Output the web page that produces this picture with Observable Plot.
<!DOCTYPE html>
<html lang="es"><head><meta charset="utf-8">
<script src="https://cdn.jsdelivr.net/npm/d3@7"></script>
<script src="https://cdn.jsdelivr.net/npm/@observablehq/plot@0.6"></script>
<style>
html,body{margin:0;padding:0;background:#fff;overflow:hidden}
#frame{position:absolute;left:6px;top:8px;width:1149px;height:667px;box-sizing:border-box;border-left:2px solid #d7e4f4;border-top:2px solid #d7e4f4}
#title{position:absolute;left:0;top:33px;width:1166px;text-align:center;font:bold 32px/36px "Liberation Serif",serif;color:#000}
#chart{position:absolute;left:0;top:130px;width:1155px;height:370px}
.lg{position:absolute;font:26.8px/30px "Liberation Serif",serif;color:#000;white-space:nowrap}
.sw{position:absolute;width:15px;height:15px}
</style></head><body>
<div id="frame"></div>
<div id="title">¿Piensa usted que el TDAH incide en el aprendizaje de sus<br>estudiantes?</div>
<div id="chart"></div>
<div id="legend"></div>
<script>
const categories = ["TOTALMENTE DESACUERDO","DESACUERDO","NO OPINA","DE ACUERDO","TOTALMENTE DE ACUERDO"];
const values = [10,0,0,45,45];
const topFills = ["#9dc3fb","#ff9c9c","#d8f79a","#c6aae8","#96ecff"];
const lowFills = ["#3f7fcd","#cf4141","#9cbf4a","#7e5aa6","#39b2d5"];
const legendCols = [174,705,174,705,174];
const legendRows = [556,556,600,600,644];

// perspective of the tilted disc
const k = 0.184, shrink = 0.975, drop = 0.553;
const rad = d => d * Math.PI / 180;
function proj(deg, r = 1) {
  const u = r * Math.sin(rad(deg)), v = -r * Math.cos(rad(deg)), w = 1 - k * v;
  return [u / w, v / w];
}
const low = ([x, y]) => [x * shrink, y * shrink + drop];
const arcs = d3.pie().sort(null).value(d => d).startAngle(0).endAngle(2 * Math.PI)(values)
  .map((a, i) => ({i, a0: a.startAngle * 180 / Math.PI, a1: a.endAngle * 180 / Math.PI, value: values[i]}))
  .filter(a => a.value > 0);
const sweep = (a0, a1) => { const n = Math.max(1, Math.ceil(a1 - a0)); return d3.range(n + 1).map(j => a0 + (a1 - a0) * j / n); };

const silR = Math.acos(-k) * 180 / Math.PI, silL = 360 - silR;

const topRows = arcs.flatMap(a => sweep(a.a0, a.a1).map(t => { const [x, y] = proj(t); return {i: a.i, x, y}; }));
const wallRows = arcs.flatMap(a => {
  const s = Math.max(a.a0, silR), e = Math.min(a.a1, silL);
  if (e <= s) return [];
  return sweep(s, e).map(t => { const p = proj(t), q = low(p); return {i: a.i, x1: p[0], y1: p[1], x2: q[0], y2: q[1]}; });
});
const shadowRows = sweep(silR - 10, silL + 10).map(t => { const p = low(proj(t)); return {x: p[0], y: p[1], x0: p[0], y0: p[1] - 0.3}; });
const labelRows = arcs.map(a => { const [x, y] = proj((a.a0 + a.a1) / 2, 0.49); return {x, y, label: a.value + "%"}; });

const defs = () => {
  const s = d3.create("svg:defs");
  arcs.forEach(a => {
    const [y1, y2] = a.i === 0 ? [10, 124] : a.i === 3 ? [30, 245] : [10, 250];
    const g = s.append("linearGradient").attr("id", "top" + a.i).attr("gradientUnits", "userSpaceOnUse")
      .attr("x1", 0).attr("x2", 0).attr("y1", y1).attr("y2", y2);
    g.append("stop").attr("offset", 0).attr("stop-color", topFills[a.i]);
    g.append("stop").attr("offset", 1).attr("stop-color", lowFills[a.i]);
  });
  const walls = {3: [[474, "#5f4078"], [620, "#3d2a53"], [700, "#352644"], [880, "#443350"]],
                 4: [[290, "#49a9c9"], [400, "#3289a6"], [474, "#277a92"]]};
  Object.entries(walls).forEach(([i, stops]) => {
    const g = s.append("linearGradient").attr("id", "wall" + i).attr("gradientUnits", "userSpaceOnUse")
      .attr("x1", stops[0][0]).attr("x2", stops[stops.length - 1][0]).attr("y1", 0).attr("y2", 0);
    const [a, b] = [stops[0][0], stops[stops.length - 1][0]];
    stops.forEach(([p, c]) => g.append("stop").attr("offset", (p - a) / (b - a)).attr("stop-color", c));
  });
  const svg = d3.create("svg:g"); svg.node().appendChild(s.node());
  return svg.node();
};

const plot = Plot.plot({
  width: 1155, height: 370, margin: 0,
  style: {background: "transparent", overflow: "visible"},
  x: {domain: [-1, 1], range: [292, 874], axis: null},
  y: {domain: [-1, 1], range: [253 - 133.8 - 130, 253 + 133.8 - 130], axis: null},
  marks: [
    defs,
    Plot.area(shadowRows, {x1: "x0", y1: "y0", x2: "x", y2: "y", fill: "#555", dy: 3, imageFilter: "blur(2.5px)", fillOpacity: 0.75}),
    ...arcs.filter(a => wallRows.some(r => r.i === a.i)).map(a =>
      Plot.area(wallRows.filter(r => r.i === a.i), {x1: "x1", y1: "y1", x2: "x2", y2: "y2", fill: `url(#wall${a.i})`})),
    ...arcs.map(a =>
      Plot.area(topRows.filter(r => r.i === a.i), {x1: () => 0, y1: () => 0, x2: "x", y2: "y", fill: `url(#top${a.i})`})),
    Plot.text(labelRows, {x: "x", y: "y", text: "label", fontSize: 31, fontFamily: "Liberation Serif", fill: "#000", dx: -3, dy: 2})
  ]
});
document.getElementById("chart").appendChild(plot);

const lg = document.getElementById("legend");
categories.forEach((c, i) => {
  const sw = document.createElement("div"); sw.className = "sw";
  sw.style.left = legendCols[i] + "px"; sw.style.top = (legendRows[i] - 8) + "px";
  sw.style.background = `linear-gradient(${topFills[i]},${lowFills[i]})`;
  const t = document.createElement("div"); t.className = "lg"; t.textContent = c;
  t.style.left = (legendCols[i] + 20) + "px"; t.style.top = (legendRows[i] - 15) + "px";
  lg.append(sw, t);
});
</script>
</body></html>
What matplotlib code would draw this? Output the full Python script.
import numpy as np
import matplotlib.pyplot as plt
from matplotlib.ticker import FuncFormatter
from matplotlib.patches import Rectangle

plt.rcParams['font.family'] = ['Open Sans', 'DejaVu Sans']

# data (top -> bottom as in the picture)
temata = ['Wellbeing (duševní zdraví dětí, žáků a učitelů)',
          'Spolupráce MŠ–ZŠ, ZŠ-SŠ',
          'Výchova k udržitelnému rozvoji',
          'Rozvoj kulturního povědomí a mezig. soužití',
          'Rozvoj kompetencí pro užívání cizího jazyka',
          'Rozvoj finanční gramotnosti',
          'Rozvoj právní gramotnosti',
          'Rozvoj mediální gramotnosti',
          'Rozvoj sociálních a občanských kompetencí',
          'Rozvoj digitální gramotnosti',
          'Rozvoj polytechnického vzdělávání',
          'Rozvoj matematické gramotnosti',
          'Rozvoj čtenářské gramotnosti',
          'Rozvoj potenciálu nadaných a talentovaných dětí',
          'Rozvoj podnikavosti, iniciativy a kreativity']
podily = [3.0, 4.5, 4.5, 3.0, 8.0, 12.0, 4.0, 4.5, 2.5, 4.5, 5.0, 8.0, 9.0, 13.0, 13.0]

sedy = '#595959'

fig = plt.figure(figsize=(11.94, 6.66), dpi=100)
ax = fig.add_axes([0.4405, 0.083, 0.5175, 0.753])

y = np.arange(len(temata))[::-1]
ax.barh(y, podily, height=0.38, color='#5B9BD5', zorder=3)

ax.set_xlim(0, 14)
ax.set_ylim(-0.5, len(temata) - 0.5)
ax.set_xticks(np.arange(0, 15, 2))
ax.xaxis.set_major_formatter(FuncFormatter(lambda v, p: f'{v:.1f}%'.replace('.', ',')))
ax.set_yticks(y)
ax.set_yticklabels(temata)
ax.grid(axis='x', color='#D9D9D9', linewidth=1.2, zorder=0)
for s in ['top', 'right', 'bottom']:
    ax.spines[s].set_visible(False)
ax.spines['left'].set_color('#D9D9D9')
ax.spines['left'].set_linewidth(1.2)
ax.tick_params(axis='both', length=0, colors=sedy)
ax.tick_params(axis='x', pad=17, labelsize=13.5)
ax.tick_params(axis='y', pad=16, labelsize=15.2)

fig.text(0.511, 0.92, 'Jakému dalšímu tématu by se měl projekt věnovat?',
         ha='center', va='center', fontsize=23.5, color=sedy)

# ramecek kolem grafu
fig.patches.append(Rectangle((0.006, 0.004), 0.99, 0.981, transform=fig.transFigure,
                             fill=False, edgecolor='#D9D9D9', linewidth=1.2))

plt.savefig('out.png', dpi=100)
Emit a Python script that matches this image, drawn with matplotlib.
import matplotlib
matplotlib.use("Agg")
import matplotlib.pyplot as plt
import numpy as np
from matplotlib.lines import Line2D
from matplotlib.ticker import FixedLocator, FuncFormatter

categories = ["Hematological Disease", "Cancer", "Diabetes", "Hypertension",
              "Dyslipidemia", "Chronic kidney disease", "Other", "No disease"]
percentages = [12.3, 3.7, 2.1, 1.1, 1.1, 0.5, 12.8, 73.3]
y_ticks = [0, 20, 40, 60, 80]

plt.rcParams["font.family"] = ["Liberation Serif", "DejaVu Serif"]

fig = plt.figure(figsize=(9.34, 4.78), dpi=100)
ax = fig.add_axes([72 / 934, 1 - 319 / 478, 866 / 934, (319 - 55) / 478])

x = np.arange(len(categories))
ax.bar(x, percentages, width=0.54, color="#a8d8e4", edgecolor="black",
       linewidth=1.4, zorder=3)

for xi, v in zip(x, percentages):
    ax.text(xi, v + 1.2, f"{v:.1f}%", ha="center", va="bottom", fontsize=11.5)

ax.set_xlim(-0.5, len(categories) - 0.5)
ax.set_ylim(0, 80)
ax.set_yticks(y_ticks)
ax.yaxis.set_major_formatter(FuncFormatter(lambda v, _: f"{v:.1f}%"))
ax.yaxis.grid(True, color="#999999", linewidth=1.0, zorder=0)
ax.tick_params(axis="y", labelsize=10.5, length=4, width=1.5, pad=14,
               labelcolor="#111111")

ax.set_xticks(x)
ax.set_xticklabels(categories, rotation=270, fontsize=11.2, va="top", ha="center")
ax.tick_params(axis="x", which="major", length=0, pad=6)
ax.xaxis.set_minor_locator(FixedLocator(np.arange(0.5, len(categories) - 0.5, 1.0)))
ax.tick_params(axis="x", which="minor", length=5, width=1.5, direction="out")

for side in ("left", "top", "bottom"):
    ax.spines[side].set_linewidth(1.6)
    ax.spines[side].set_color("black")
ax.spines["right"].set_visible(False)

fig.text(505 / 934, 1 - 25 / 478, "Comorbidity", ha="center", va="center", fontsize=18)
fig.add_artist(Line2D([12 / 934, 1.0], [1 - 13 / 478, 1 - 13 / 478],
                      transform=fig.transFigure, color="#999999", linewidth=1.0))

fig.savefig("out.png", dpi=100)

→ **Stated goal**: Only the lines from the one with "What matplotlib code" up to the one with "plt.rcParams['font.family'] = ['Open" should be repeated, both included, exactly as they appear.

→ **Correct answer**:
What matplotlib code would draw this? Output the full Python script.
import numpy as np
import matplotlib.pyplot as plt
from matplotlib.ticker import FuncFormatter
from matplotlib.patches import Rectangle

plt.rcParams['font.family'] = ['Open Sans', 'DejaVu Sans']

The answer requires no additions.